-- Begin DATA TO PROCESS --
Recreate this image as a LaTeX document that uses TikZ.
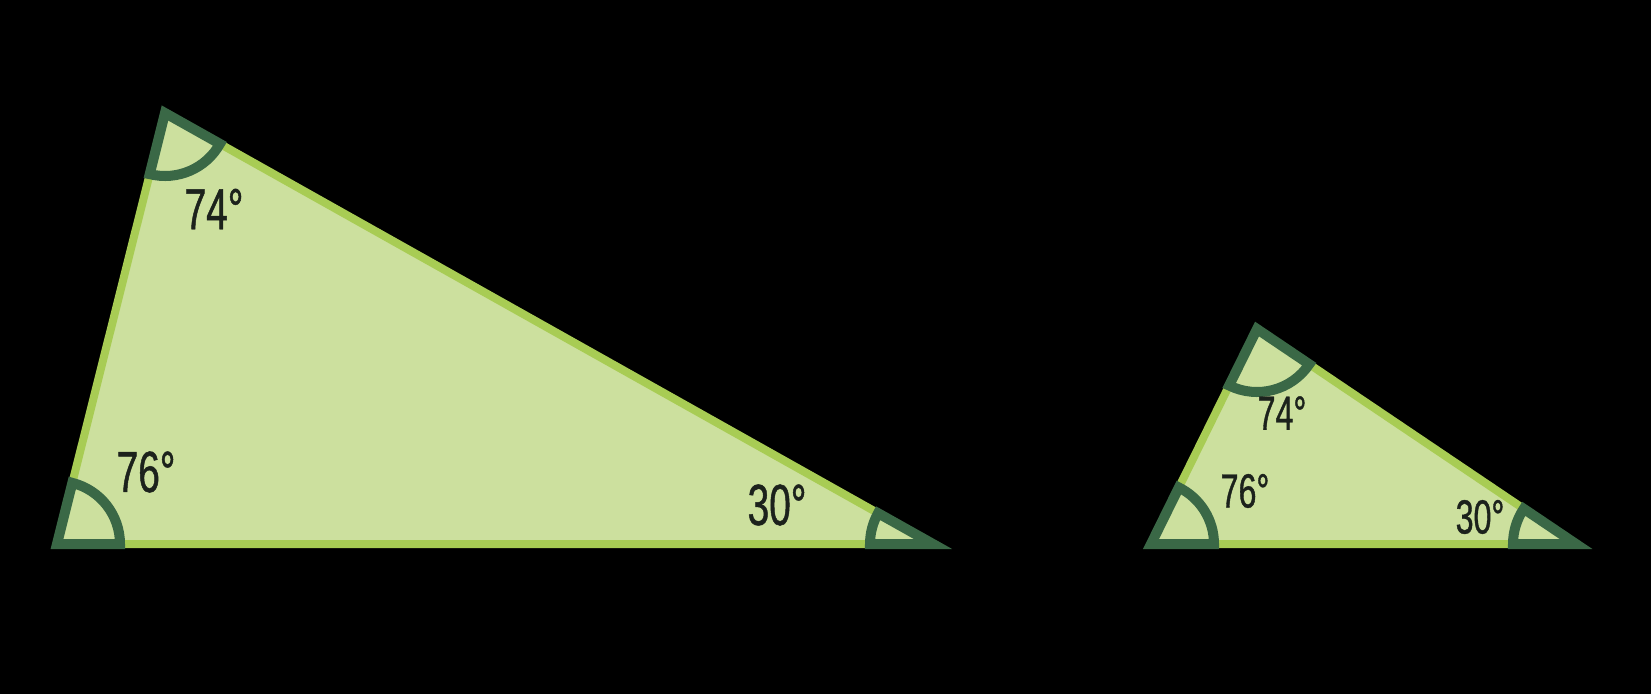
\documentclass[tikz,border=0pt]{standalone}
\usepackage{fontspec}
\usetikzlibrary{calc}
\newfontfamily\degfont[FakeStretch=0.67, FakeBold=0.8]{Liberation Sans}
\definecolor{leaf}{RGB}{204,224,158}
\definecolor{rim}{RGB}{168,204,84}
\definecolor{pine}{RGB}{58,104,70}
\definecolor{ink}{RGB}{28,34,28}

\begin{document}
\begin{tikzpicture}[
  x=1pt, y=-1pt,
  tri/.style={fill=leaf, draw=rim, line width=8pt, line join=round},
  wedge/.style={fill=leaf, draw=pine, line width=10pt, line join=miter},
  bigdeg/.style={text=ink, font=\degfont\fontsize{58}{58}\selectfont, inner sep=0pt},
  smalldeg/.style={text=ink, font=\degfont\fontsize{48}{48}\selectfont, inner sep=0pt},
]
  \fill[black] (0,0) rectangle (1651,694);
  \useasboundingbox (0,0) rectangle (1651,694);
  % big triangle
  \coordinate (L1) at (57,544);
  \coordinate (T1) at (165,113);
  \coordinate (R1) at (933,544);
  % small triangle
  \coordinate (L2) at (1151,544);
  \coordinate (T2) at (1257,329);
  \coordinate (R2) at (1576,544);
  \draw[tri] (L1) -- (T1) -- (R1) -- cycle;
  \draw[tri] (L2) -- (T2) -- (R2) -- cycle;
  \foreach \v/\a/\b in {L1/R1/T1, T1/L1/R1, R1/T1/L1, L2/R2/T2, T2/L2/R2, R2/T2/L2}
    {\draw[wedge] let \p1=($(\a)-(\v)$), \p2=($(\b)-(\v)$),
       \n1={atan2(\y1,\x1)}, \n2={atan2(\y2,\x2)}, \n3={mod(\n2-\n1+540,360)-180}
       in (\v) -- ++(\n1:63pt) arc[start angle=\n1, delta angle=\n3, radius=63pt] -- cycle;}
  \node[bigdeg] (top1) at (214,209) {74°};
  \node[bigdeg] (left1) at (146,472) {76°};
  \node[bigdeg] (right1) at (777,505) {30°};
  \node[smalldeg] (top2) at (1282,413) {74°};
  \node[smalldeg] (left2) at (1245,491) {76°};
  \node[smalldeg] (right2) at (1480,517) {30°};
\end{tikzpicture}
\end{document}
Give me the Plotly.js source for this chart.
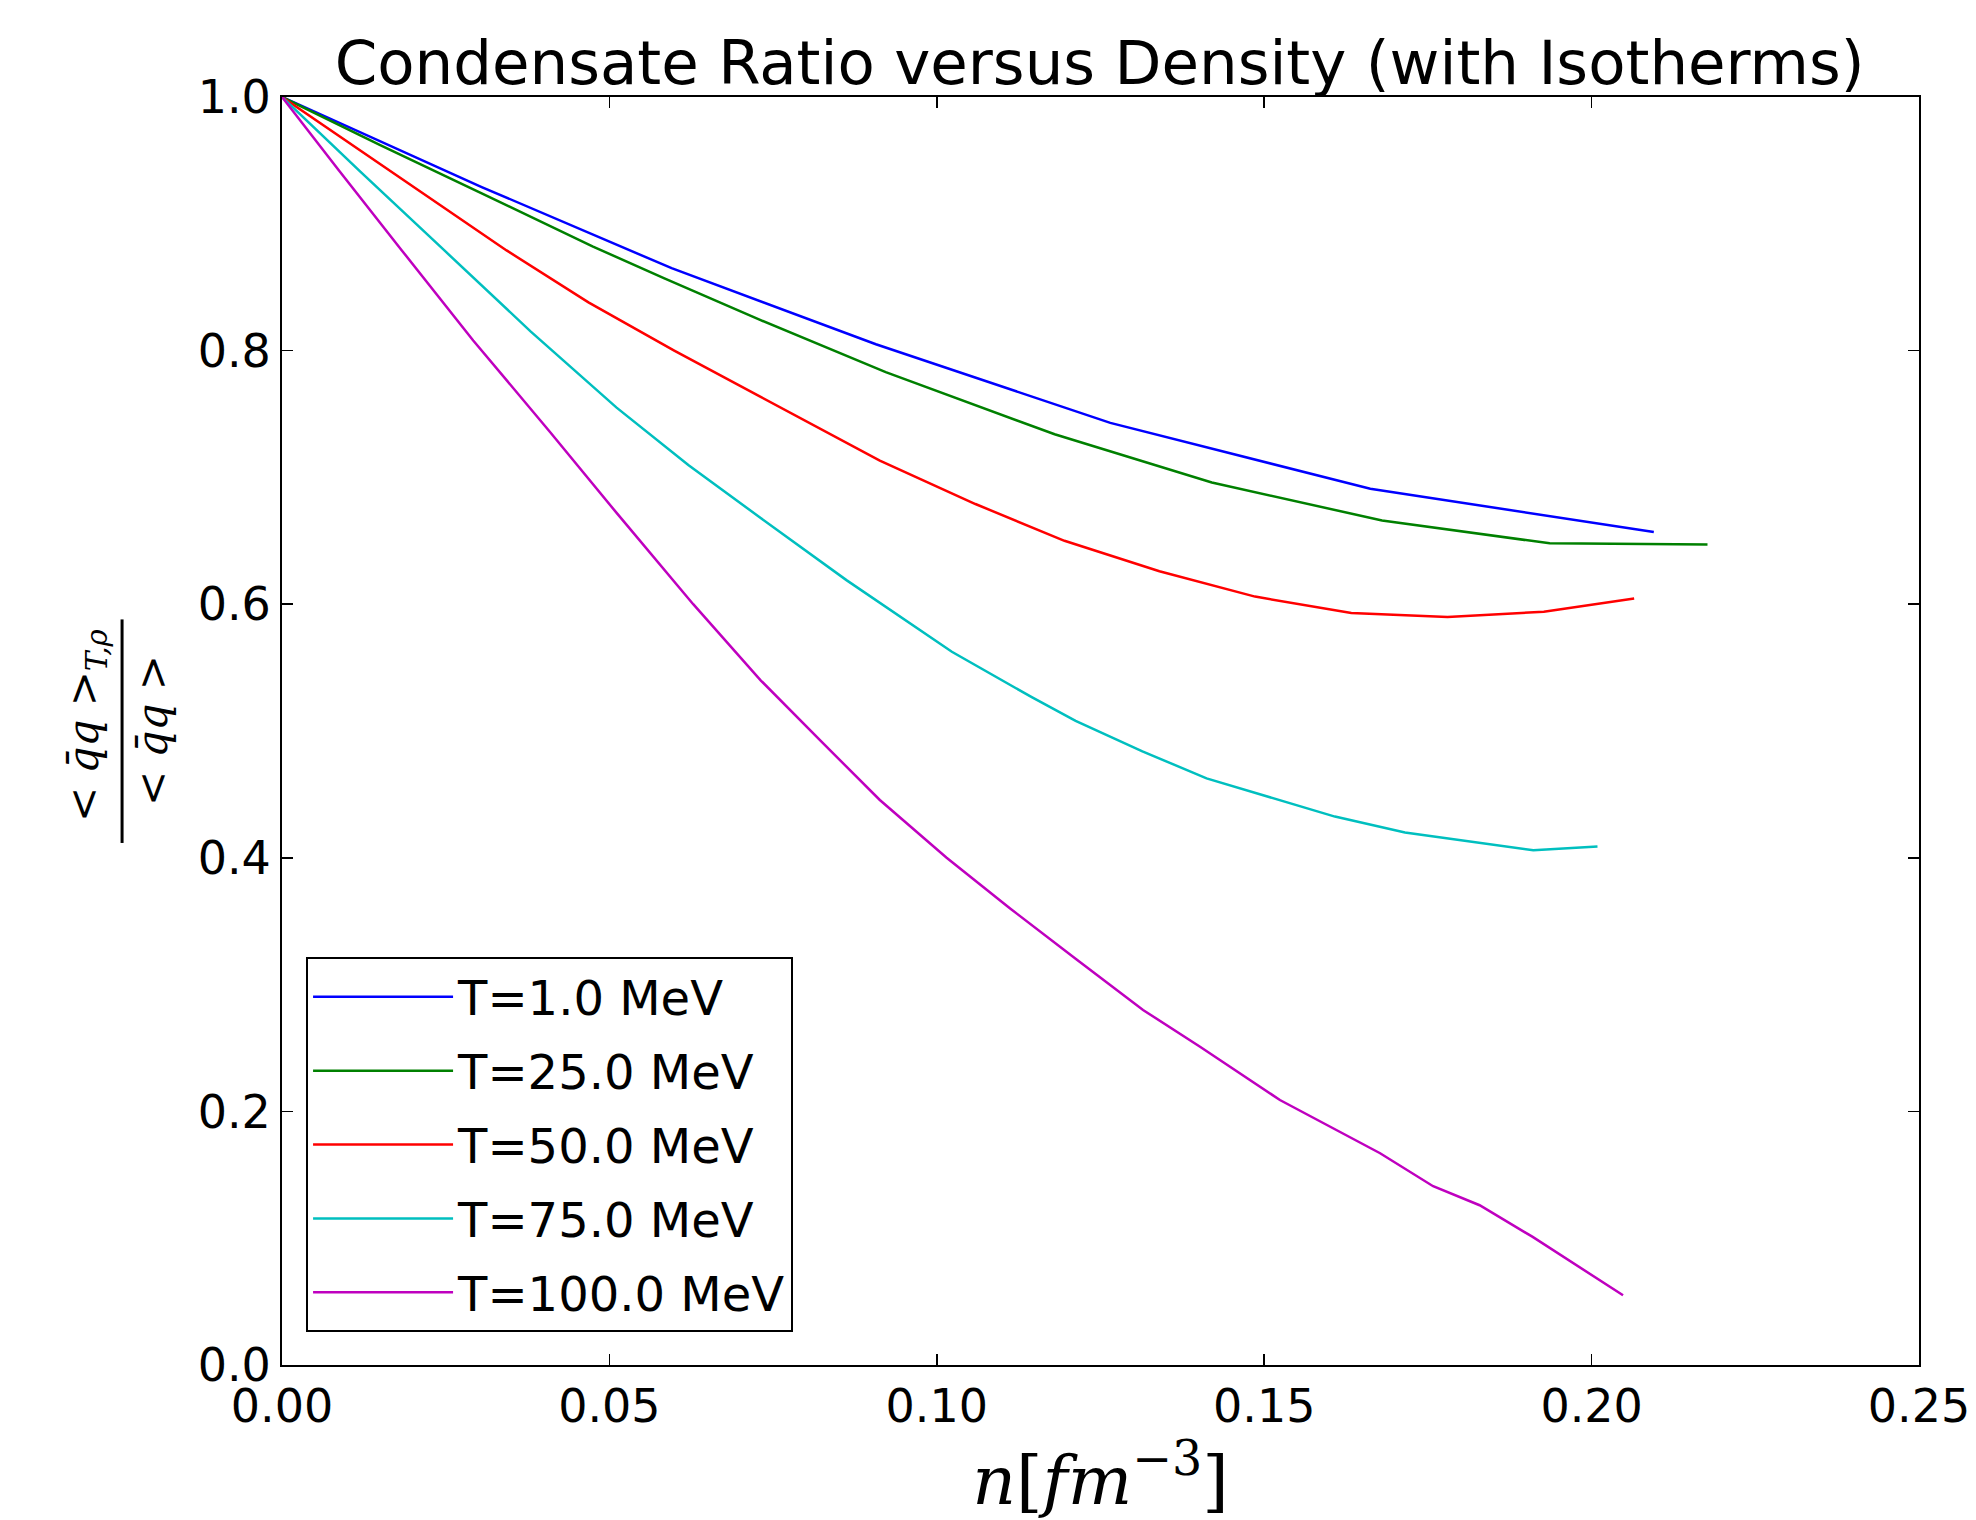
<!DOCTYPE html>
<html>
<head>
<meta charset="utf-8">
<script src="https://cdn.plot.ly/plotly-3.0.1.min.js"></script>
<style>html,body{margin:0;padding:0;background:#fff;}</style>
</head>
<body>
<div id="chart" style="width:1976px;height:1520px;"></div>
<script>
// Series labels
const seriesNames = ["T=1.0 MeV", "T=25.0 MeV", "T=50.0 MeV", "T=75.0 MeV", "T=100.0 MeV"];

// T = 1 MeV
const n_T1 = [0, 0.0305, 0.0595, 0.0907, 0.1265, 0.1662, 0.2095];
const r_T1 = [1.0, 0.929, 0.865, 0.805, 0.743, 0.691, 0.657];

// T = 25 MeV
const n_T25 = [0, 0.015, 0.0305, 0.0475, 0.0584, 0.0731, 0.0922, 0.118, 0.142, 0.168, 0.1936, 0.2177];
const r_T25 = [1.0, 0.962, 0.924, 0.882, 0.857, 0.824, 0.783, 0.734, 0.696, 0.666, 0.648, 0.647];

// T = 50 MeV
const n_T50 = [0, 0.015, 0.0343, 0.0468, 0.0599, 0.0731, 0.0913, 0.1059, 0.1195, 0.134, 0.1486, 0.1633, 0.178, 0.1927, 0.2065];
const r_T50 = [1.0, 0.947, 0.879, 0.838, 0.800, 0.7635, 0.7133, 0.679, 0.650, 0.626, 0.606, 0.593, 0.590, 0.594, 0.6045];

// T = 75 MeV
const n_T75 = [0, 0.012, 0.0248, 0.038, 0.0511, 0.0621, 0.0731, 0.0862, 0.1023, 0.1145, 0.1212, 0.1314, 0.1412, 0.150, 0.1608, 0.1715, 0.1911, 0.2009];
const r_T75 = [1.0, 0.941, 0.879, 0.815, 0.755, 0.7096, 0.668, 0.619, 0.5625, 0.5267, 0.508, 0.484, 0.4626, 0.449, 0.4325, 0.420, 0.406, 0.409];

// T = 100 MeV
const n_T100 = [0, 0.0087, 0.0183, 0.0292, 0.0409, 0.0511, 0.0628, 0.0731, 0.0825, 0.0913, 0.1015, 0.1112, 0.1213, 0.1315, 0.1402, 0.1524, 0.1677, 0.1758, 0.1829, 0.191, 0.2048];
const r_T100 = [1.0, 0.942, 0.879, 0.808, 0.736, 0.672, 0.600, 0.540, 0.491, 0.4456, 0.400, 0.360, 0.320, 0.280, 0.251, 0.209, 0.167, 0.141, 0.126, 0.101, 0.055];

const xTickVals = [0, 0.05, 0.10, 0.15, 0.20, 0.25];
const yTickVals = [0, 0.2, 0.4, 0.6, 0.8, 1.0];

const colors = ["#0000ff", "#008000", "#ff0000", "#00bfbf", "#bf00bf"];
const xs = [n_T1, n_T25, n_T50, n_T75, n_T100];
const ys = [r_T1, r_T25, r_T50, r_T75, r_T100];

const traces = xs.map((x, i) => ({
  x: x, y: ys[i], type: "scatter", mode: "lines",
  name: seriesNames[i], legendgroup: "g" + i,
  line: {color: colors[i], width: 2.5}
}));

const sans = "DejaVu Sans, sans-serif";
const serif = "DejaVu Serif, serif";

const layout = {
  width: 1976, height: 1520,
  margin: {l: 282, r: 57, t: 97, b: 155},
  paper_bgcolor: "#fff", plot_bgcolor: "#fff",
  font: {family: sans, color: "#000"},
  title: {
    text: "Condensate Ratio versus Density (with Isotherms)",
    font: {family: sans, size: 61, color: "#000"},
    x: 0.5565, xanchor: "center", xref: "container",
    y: 0.959, yanchor: "middle", yref: "container"
  },
  xaxis: {
    range: [0, 0.25], tickmode: "array", tickvals: xTickVals,
    tickformat: ".2f",
    ticks: "inside", ticklen: 11, tickwidth: 1.5, tickcolor: "#000",
    showline: true, linecolor: "#000", linewidth: 2, mirror: "ticks",
    showgrid: false, zeroline: false,
    tickfont: {family: sans, size: 46, color: "#000"},
    title: {
      text: "<i>n</i>[<i>fm</i><sup>−3</sup>]",
      font: {family: serif, size: 68, color: "#000"},
      standoff: 8
    }
  },
  yaxis: {
    range: [0, 1], tickmode: "array", tickvals: yTickVals,
    tickformat: ".1f",
    ticks: "inside", ticklen: 11, tickwidth: 1.5, tickcolor: "#000",
    showline: true, linecolor: "#000", linewidth: 2, mirror: "ticks",
    showgrid: false, zeroline: false,
    tickfont: {family: sans, size: 46, color: "#000"},
    title: {text: ""}
  },
  legend: {
    x: 0.0147, y: 0.026, xanchor: "left", yanchor: "bottom",
    bgcolor: "#fff", bordercolor: "#000", borderwidth: 2,
    font: {family: sans, size: 48, color: "#000"},
    tracegroupgap: 8.5,
    itemwidth: 140
  },
  annotations: [
    {
      text: "&lt; <i>q̄q</i> &gt;<sub><i>T,ρ</i></sub>",
      xref: "paper", yref: "paper", x: 0, y: 0.5,
      xshift: -196, yshift: 6, textangle: -90, showarrow: false,
      font: {family: serif, size: 42, color: "#000"},
      xanchor: "center", yanchor: "middle"
    },
    {
      text: "&lt; <i>q̄q</i> &gt;",
      xref: "paper", yref: "paper", x: 0, y: 0.5,
      xshift: -130, yshift: 0, textangle: -90, showarrow: false,
      font: {family: serif, size: 42, color: "#000"},
      xanchor: "center", yanchor: "middle"
    }
  ],
  shapes: [
    {
      type: "line", xref: "paper", yref: "paper",
      x0: -0.0977, x1: -0.0977, y0: 0.4117, y1: 0.588,
      line: {color: "#000", width: 3}
    }
  ]
};

Plotly.newPlot("chart", traces, layout, {displayModeBar: false, staticPlot: true});
</script>
</body>
</html>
-- End DATA TO PROCESS --
» JOB
Repeat the lines above exactly, beginning with the one containing "Give me the Plotly.js source for this chart." and finishing with the one containing "const r_T1 = [1.0, 0.929, 0.865, 0.805, 0.743, 0.691, 0.657];". No pictures belong in the copy.

» ANSWER FOR THE TASK
Give me the Plotly.js source for this chart.
<!DOCTYPE html>
<html>
<head>
<meta charset="utf-8">
<script src="https://cdn.plot.ly/plotly-3.0.1.min.js"></script>
<style>html,body{margin:0;padding:0;background:#fff;}</style>
</head>
<body>
<div id="chart" style="width:1976px;height:1520px;"></div>
<script>
// Series labels
const seriesNames = ["T=1.0 MeV", "T=25.0 MeV", "T=50.0 MeV", "T=75.0 MeV", "T=100.0 MeV"];

// T = 1 MeV
const n_T1 = [0, 0.0305, 0.0595, 0.0907, 0.1265, 0.1662, 0.2095];
const r_T1 = [1.0, 0.929, 0.865, 0.805, 0.743, 0.691, 0.657];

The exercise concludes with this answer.